1895. The first gasoline powered race in US history. Prize? $2,000.
1917. The controversial Balfour Declaration is issued by Great Britain, supporting the concept of the return of Jews to Palestine.
1920. KDKA, in Pittsburgh, begins broadcasting results of the Presidential election. It is the first commercial radio broadcast in the world.
1936. Benito Mussolini proclaims the Rome-Berlin "Axis", in describing a recent agreement signed by Italy and Germany, marking the first public use of the phrase in relation to what will become formally known as the "Axis Powers". In May 1939 the two countries will sign an alliance, which Mussolini will call the Pact of Steel. In 1940, Germany, Italy and Japan will sign the Tripartite Pact.
1947. Designer and eccentric Howard Hughes flies the Spruce Goose, the largest fixed wing aircraft ever built, on its maiden and only flight. It is the largest flying boat ever built, and has the largest wingspan of any plane. Despite its nickname, it was actually built mostly of birch, not spruce, due to wartime raw material restrictions on the use of aluminum. It wasn't finished, however, until the war was over.

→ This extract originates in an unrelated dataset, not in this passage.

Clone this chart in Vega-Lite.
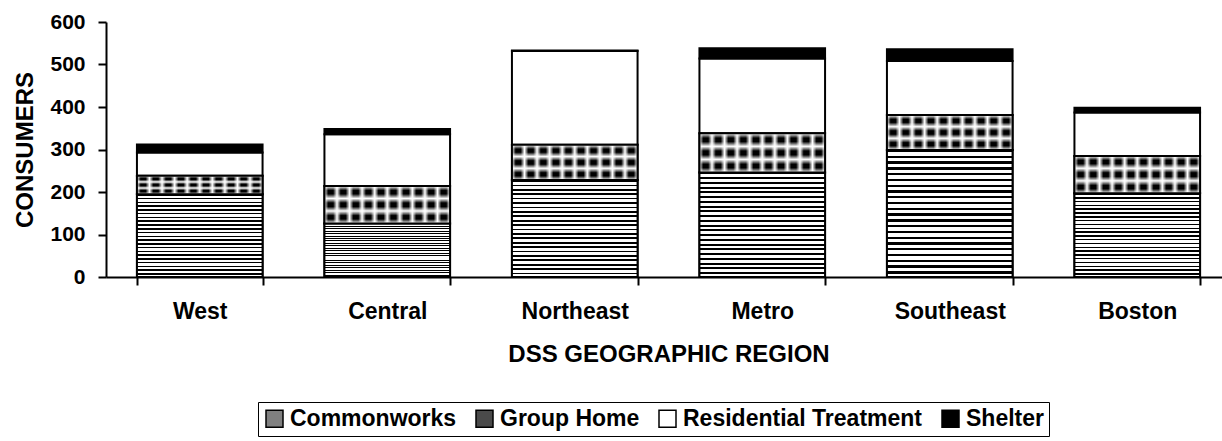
{
  "$schema": "https://vega.github.io/schema/vega-lite/v6.json",
  "width": 1116,
  "height": 255,
  "autosize": "none",
  "padding": {"left": 106, "top": 22, "right": 0, "bottom": 164},
  "background": "white",
  "config": {
    "view": {"stroke": null},
    "font": "Liberation Sans",
    "axis": {"labelFont": "Liberation Sans", "titleFont": "Liberation Sans", "labelColor": "black", "titleColor": "black"},
    "legend": {"labelFont": "Liberation Sans"}
  },
  "data": {
    "values": [
      {"region": "West", "type": "Commonworks", "consumers": 195},
      {"region": "West", "type": "Group Home", "consumers": 43},
      {"region": "West", "type": "Residential Treatment", "consumers": 55},
      {"region": "West", "type": "Shelter", "consumers": 19},
      {"region": "Central", "type": "Commonworks", "consumers": 126},
      {"region": "Central", "type": "Group Home", "consumers": 88},
      {"region": "Central", "type": "Residential Treatment", "consumers": 122},
      {"region": "Central", "type": "Shelter", "consumers": 12},
      {"region": "Northeast", "type": "Commonworks", "consumers": 228},
      {"region": "Northeast", "type": "Group Home", "consumers": 83},
      {"region": "Northeast", "type": "Residential Treatment", "consumers": 221},
      {"region": "Northeast", "type": "Shelter", "consumers": 1},
      {"region": "Metro", "type": "Commonworks", "consumers": 246},
      {"region": "Metro", "type": "Group Home", "consumers": 92},
      {"region": "Metro", "type": "Residential Treatment", "consumers": 176},
      {"region": "Metro", "type": "Shelter", "consumers": 24},
      {"region": "Southeast", "type": "Commonworks", "consumers": 299},
      {"region": "Southeast", "type": "Group Home", "consumers": 82},
      {"region": "Southeast", "type": "Residential Treatment", "consumers": 127},
      {"region": "Southeast", "type": "Shelter", "consumers": 28},
      {"region": "Boston", "type": "Commonworks", "consumers": 197},
      {"region": "Boston", "type": "Group Home", "consumers": 88},
      {"region": "Boston", "type": "Residential Treatment", "consumers": 102},
      {"region": "Boston", "type": "Shelter", "consumers": 11}
    ]
  },
  "transform": [
    {"stack": "consumers", "groupby": ["region"], "sort": [{"field": "type", "order": "ascending"}], "as": ["y0", "y1"]}
  ],
  "encoding": {
    "x": {
      "field": "region",
      "type": "nominal",
      "sort": ["West", "Central", "Northeast", "Metro", "Southeast", "Boston"],
      "scale": {"paddingInner": 0.33, "paddingOuter": 0.165, "range": [0, 1125]},
      "axis": {
        "title": "DSS GEOGRAPHIC REGION",
        "titleFontSize": 24,
        "titleFontWeight": "bold",
        "titlePadding": 19,
        "labelAngle": 0,
        "labelFontSize": 23,
        "labelFontWeight": "bold",
        "labelPadding": 15,
        "tickBand": "extent",
        "tickSize": 8,
        "tickWidth": 2,
        "tickColor": "black",
        "domainColor": "black",
        "domainWidth": 2
      }
    },
    "y": {
      "field": "y0",
      "type": "quantitative",
      "scale": {"domain": [0, 600]},
      "axis": {
        "title": "CONSUMERS",
        "titleFontSize": 24,
        "titleFontWeight": "bold",
        "titlePadding": 12,
        "values": [0, 100, 200, 300, 400, 500, 600],
        "labelFontSize": 21,
        "labelFontWeight": "bold",
        "labelPadding": 13,
        "grid": false,
        "tickSize": 8,
        "tickWidth": 2,
        "tickColor": "black",
        "domainColor": "black",
        "domainWidth": 2
      }
    },
    "y2": {"field": "y1"}
  },
  "layer": [
    {
      "mark": {"type": "bar", "stroke": "black", "strokeWidth": 2},
      "encoding": {
        "color": {
          "field": "type",
          "type": "nominal",
          "scale": {
            "domain": ["Commonworks", "Group Home", "Residential Treatment", "Shelter"],
            "range": ["#808080", "#4a4a4a", "white", "black"]
          },
          "legend": {
            "orient": "none",
            "legendX": 152,
            "legendY": 380,
            "direction": "horizontal",
            "title": null,
            "strokeColor": "black",
            "fillColor": "white",
            "padding": 5,
            "labelFontSize": 23,
            "labelFontWeight": "bold",
            "labelColor": "black",
            "labelLimit": 0,
            "labelOffset": 4,
            "columnPadding": 16,
            "symbolType": "square",
            "symbolSize": 289,
            "symbolStrokeColor": "black",
            "symbolStrokeWidth": 1.5
          }
        }
      }
    },
    {
      "transform": [{"filter": "datum.type === 'Commonworks'"}],
      "mark": {
        "type": "bar",
        "stroke": "black",
        "strokeWidth": 2,
        "fill": {"gradient": "linear", "x1": 0, "y1": 0, "x2": 0, "y2": 1, "stops": [
          {"offset": 0, "color": "black"}, {"offset": 0.0182, "color": "black"}, {"offset": 0.0182, "color": "white"}, {"offset": 0.0455, "color": "white"},
          {"offset": 0.0455, "color": "black"}, {"offset": 0.0636, "color": "black"}, {"offset": 0.0636, "color": "white"}, {"offset": 0.0909, "color": "white"},
          {"offset": 0.0909, "color": "black"}, {"offset": 0.1091, "color": "black"}, {"offset": 0.1091, "color": "white"}, {"offset": 0.1364, "color": "white"},
          {"offset": 0.1364, "color": "black"}, {"offset": 0.1545, "color": "black"}, {"offset": 0.1545, "color": "white"}, {"offset": 0.1818, "color": "white"},
          {"offset": 0.1818, "color": "black"}, {"offset": 0.2, "color": "black"}, {"offset": 0.2, "color": "white"}, {"offset": 0.2273, "color": "white"},
          {"offset": 0.2273, "color": "black"}, {"offset": 0.2455, "color": "black"}, {"offset": 0.2455, "color": "white"}, {"offset": 0.2727, "color": "white"},
          {"offset": 0.2727, "color": "black"}, {"offset": 0.2909, "color": "black"}, {"offset": 0.2909, "color": "white"}, {"offset": 0.3182, "color": "white"},
          {"offset": 0.3182, "color": "black"}, {"offset": 0.3364, "color": "black"}, {"offset": 0.3364, "color": "white"}, {"offset": 0.3636, "color": "white"},
          {"offset": 0.3636, "color": "black"}, {"offset": 0.3818, "color": "black"}, {"offset": 0.3818, "color": "white"}, {"offset": 0.4091, "color": "white"},
          {"offset": 0.4091, "color": "black"}, {"offset": 0.4273, "color": "black"}, {"offset": 0.4273, "color": "white"}, {"offset": 0.4545, "color": "white"},
          {"offset": 0.4545, "color": "black"}, {"offset": 0.4727, "color": "black"}, {"offset": 0.4727, "color": "white"}, {"offset": 0.5, "color": "white"},
          {"offset": 0.5, "color": "black"}, {"offset": 0.5182, "color": "black"}, {"offset": 0.5182, "color": "white"}, {"offset": 0.5455, "color": "white"},
          {"offset": 0.5455, "color": "black"}, {"offset": 0.5636, "color": "black"}, {"offset": 0.5636, "color": "white"}, {"offset": 0.5909, "color": "white"},
          {"offset": 0.5909, "color": "black"}, {"offset": 0.6091, "color": "black"}, {"offset": 0.6091, "color": "white"}, {"offset": 0.6364, "color": "white"},
          {"offset": 0.6364, "color": "black"}, {"offset": 0.6545, "color": "black"}, {"offset": 0.6545, "color": "white"}, {"offset": 0.6818, "color": "white"},
          {"offset": 0.6818, "color": "black"}, {"offset": 0.7, "color": "black"}, {"offset": 0.7, "color": "white"}, {"offset": 0.7273, "color": "white"},
          {"offset": 0.7273, "color": "black"}, {"offset": 0.7455, "color": "black"}, {"offset": 0.7455, "color": "white"}, {"offset": 0.7727, "color": "white"},
          {"offset": 0.7727, "color": "black"}, {"offset": 0.7909, "color": "black"}, {"offset": 0.7909, "color": "white"}, {"offset": 0.8182, "color": "white"},
          {"offset": 0.8182, "color": "black"}, {"offset": 0.8364, "color": "black"}, {"offset": 0.8364, "color": "white"}, {"offset": 0.8636, "color": "white"},
          {"offset": 0.8636, "color": "black"}, {"offset": 0.8818, "color": "black"}, {"offset": 0.8818, "color": "white"}, {"offset": 0.9091, "color": "white"},
          {"offset": 0.9091, "color": "black"}, {"offset": 0.9273, "color": "black"}, {"offset": 0.9273, "color": "white"}, {"offset": 0.9545, "color": "white"},
          {"offset": 0.9545, "color": "black"}, {"offset": 0.9727, "color": "black"}, {"offset": 0.9727, "color": "white"}, {"offset": 1, "color": "white"}
        ]}
      }
    },
    {
      "transform": [{"filter": "datum.type === 'Group Home'"}],
      "mark": {
        "type": "bar",
        "strokeWidth": 0,
        "fill": {"gradient": "linear", "x1": 0, "y1": 0, "x2": 1, "y2": 0, "stops": [
          {"offset": 0, "color": "white"}, {"offset": 0.03, "color": "black"}, {"offset": 0.07, "color": "black"},
          {"offset": 0.1, "color": "white"}, {"offset": 0.13, "color": "black"}, {"offset": 0.17, "color": "black"},
          {"offset": 0.2, "color": "white"}, {"offset": 0.23, "color": "black"}, {"offset": 0.27, "color": "black"},
          {"offset": 0.3, "color": "white"}, {"offset": 0.33, "color": "black"}, {"offset": 0.37, "color": "black"},
          {"offset": 0.4, "color": "white"}, {"offset": 0.43, "color": "black"}, {"offset": 0.47, "color": "black"},
          {"offset": 0.5, "color": "white"}, {"offset": 0.53, "color": "black"}, {"offset": 0.57, "color": "black"},
          {"offset": 0.6, "color": "white"}, {"offset": 0.63, "color": "black"}, {"offset": 0.67, "color": "black"},
          {"offset": 0.7, "color": "white"}, {"offset": 0.73, "color": "black"}, {"offset": 0.77, "color": "black"},
          {"offset": 0.8, "color": "white"}, {"offset": 0.83, "color": "black"}, {"offset": 0.87, "color": "black"},
          {"offset": 0.9, "color": "white"}, {"offset": 0.93, "color": "black"}, {"offset": 0.97, "color": "black"},
          {"offset": 1, "color": "white"}
        ]}
      }
    },
    {
      "transform": [{"filter": "datum.type === 'Group Home'"}],
      "mark": {
        "type": "bar",
        "stroke": "black",
        "strokeWidth": 2,
        "fill": {"gradient": "linear", "x1": 0, "y1": 0, "x2": 0, "y2": 1, "stops": [
          {"offset": 0, "color": "rgba(255,255,255,1)"}, {"offset": 0.12, "color": "rgba(255,255,255,0)"}, {"offset": 0.21, "color": "rgba(255,255,255,0)"},
          {"offset": 0.3333, "color": "rgba(255,255,255,1)"}, {"offset": 0.45, "color": "rgba(255,255,255,0)"}, {"offset": 0.55, "color": "rgba(255,255,255,0)"},
          {"offset": 0.6667, "color": "rgba(255,255,255,1)"}, {"offset": 0.79, "color": "rgba(255,255,255,0)"}, {"offset": 0.88, "color": "rgba(255,255,255,0)"},
          {"offset": 1, "color": "rgba(255,255,255,1)"}
        ]}
      }
    }
  ]
}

1959. Twenty-One contestant Charles van Doren admits in Congressional testimony that he'd been given questions and answers in advance.
1963. South Vietnamese President, and former CIA toady, Ngo Diem is assassinated in a military coup. Unquestionably corrupt, Diem had stopped being sufficiently toadying, if you will, and so the CIA didn't thwart his removal, and he was ruthlessly executed by the military. North Vietnam, however, had a much keener insight on the ramifications of this decision, given that Diem was a strident anti-communist and, though corrupt, able leader.
Originally Posted by Ho Chi Minh
I can scarcely believe the Americans would be so stupid
And indeed, South Vietnam never had a truly stable government again, despite persistent US efforts and investments to help the situation. Instead, the North Vietnamese claims that South Vietnam was just another exercise in Western colonial gained traction by the perception that Diem was whacked for being too independent of the US.